Friday, December 16, 2005

The Suspended Middle



An Unanswered Challenge -- Milbank's Quest for the "Historical de Lubac" Falls Short

Notes Concerning John Milbank's Suspended Middle

1 comment:

Scott said...

I think Justin is very fair to critique Milbank's work as not thoroughly Catholic and not thoroughly Ressourcement. Milbank holds de Lubac in very high regard, terming de Lubac and Bulgakov as two of the greatest theologians in the 20th century.

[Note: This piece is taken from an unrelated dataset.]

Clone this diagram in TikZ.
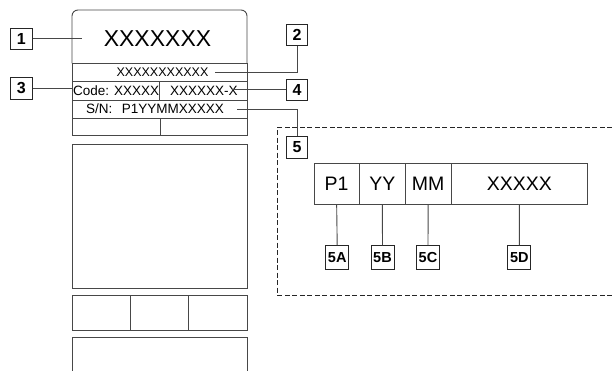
\documentclass[tikz,border=0pt]{standalone}
\usepackage{fontspec}
\setmainfont{Liberation Sans}
\begin{document}
\begin{tikzpicture}[x=1pt,y=-1pt,
  lc/.style={draw=black!72,line width=0.9pt},
  lab/.style={draw=black!85,line width=0.9pt,minimum width=21.5pt,minimum height=21.5pt,inner sep=0pt,font=\fontsize{16}{16}\selectfont\bfseries},
  sublab/.style={draw=black!85,line width=0.9pt,minimum width=23pt,minimum height=23.6pt,inner sep=0pt,font=\fontsize{14.5}{14.5}\selectfont\bfseries},
  cell/.style={draw=black!72,line width=0.9pt,minimum height=40.7pt,inner sep=0pt,font=\fontsize{19.5}{19.5}\selectfont},
  lead/.style={draw=black!72,line width=0.9pt},
  txt/.style={inner sep=0pt,anchor=base}]
\useasboundingbox (0,0) rectangle (612,371);
% main label plate
\draw[lc,rounded corners=6pt] (72,63.3) -- (72,10) -- (247,10) -- (247,63.3);
\draw[lc] (72,63.3) -- (72,135) -- (247,135) -- (247,63.3);
\draw[lc] (72,63.3) -- (247,63.3);
\draw[lc] (72,81.7) -- (247,81.7);
\draw[lc] (72,100) -- (247,100);
\draw[lc] (72,118.3) -- (247,118.3);
\draw[lc] (159.5,81.7) -- (159.5,100);
\draw[lc] (160,118.3) -- (160,135);
% texts
\node[txt,font=\fontsize{23}{23}\selectfont] (tbig) at (157.5,47) {XXXXXXX};
\node[txt,font=\fontsize{12.5}{12.5}\selectfont] (trow) at (162.5,76.6) {XXXXXXXXXXX};
\node[txt,font=\fontsize{13.5}{13.5}\selectfont,anchor=base west] (tcode) at (73,95.3) {Code: XXXXX};
\node[txt,font=\fontsize{13.5}{13.5}\selectfont,anchor=base west] (tver) at (170,95.3) {XXXXXX-X};
\node[txt,font=\fontsize{13.5}{13.5}\selectfont,anchor=base west] (tsn) at (86,113.6) {S/N:};
\node[txt,font=\fontsize{13.5}{13.5}\selectfont,anchor=base west] (tser) at (121.7,113.6) {P1YYMMXXXXX};
% lower boxes
\draw[lc] (72.3,144) rectangle (247,288);
\draw[lc] (72.3,295.7) rectangle (247,330);
\draw[lc] (130.3,295.7) -- (130.3,330);
\draw[lc] (188.7,295.7) -- (188.7,330);
\draw[lc] (72.3,371) -- (72.3,337.7) -- (247,337.7) -- (247,371);
% dashed detail frame
\draw[black!85,line width=0.8pt,dash pattern=on 5pt off 2.5pt] (612,127.3) -- (277.3,127.3) -- (277.3,295) -- (612,295);
% callout labels
\node[lab] (l1) at (21.3,38.8) {1};
\node[lab] (l2) at (297,35) {2};
\node[lab] (l3) at (21.3,88.5) {3};
\node[lab] (l4) at (297,89.9) {4};
\node[lab] (l5) at (297,147.3) {5};
\coordinate (c1) at (81.7,38.8);
\coordinate (c3) at (72,88.5);
\coordinate (c2) at (215,72.3);
\coordinate (c4) at (232,89.9);
\coordinate (c5) at (237,109);
\draw[lead] (l1.east) -- (c1);
\draw[lead] (l3.east) -- (c3);
\draw[lead] (c2) -| (l2.south);
\draw[lead] (c4) -- (l4.west);
\draw[lead] (c5) -| (l5.north);
% serial breakdown
\node[cell,minimum width=45.3pt] (p1) at (336.65,183.65) {P1};
\node[cell,minimum width=46pt] (yy) at (382.3,183.65) {YY};
\node[cell,minimum width=45.7pt] (mm) at (428.15,183.65) {MM};
\node[cell,minimum width=136.7pt] (xx) at (519.35,183.65) {XXXXX};
\node[sublab] (l5a) at (337.2,257.5) {5A};
\node[sublab] (l5b) at (382.5,257.5) {5B};
\node[sublab] (l5c) at (428,257.5) {5C};
\node[sublab] (l5d) at (519.3,257.5) {5D};
\draw[lead] (p1.south) -- (l5a.north);
\draw[lead] (yy.south) -- (l5b.north);
\draw[lead] (mm.south) -- (l5c.north);
\draw[lead] (xx.south) -- (l5d.north);
\end{tikzpicture}
\end{document}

I do not think there is a hidden agenda in Milbank's work with regard to pitting de Lubac against the magisterium, with regards to the typical Protestant predilection of doing this. Instead, I think the reading that Milbank will always give is to read the theologian against modernity. In this case, he is reading de Lubac against secular reason on one hand, with its separation of faith and reason and the natural and supernatural. This is why he discusses to great length the "non-ontology" of de Lubac's most radical work. At the same time, he reads de Lubac against Pius XII with regards to the Pope following another strand of modernism that moved the Church away from the direction the Ressourcement theologians thought it should go.

I am shocked that this would be such a controversial reading. I thought that this would be in line with what de Lubac and others weere hoping to achieve in their own public writings and witness.

I'd be interested to hear your thoughts about this. I am fairly familiar with Milbank, but I have just begun to read de Lubac.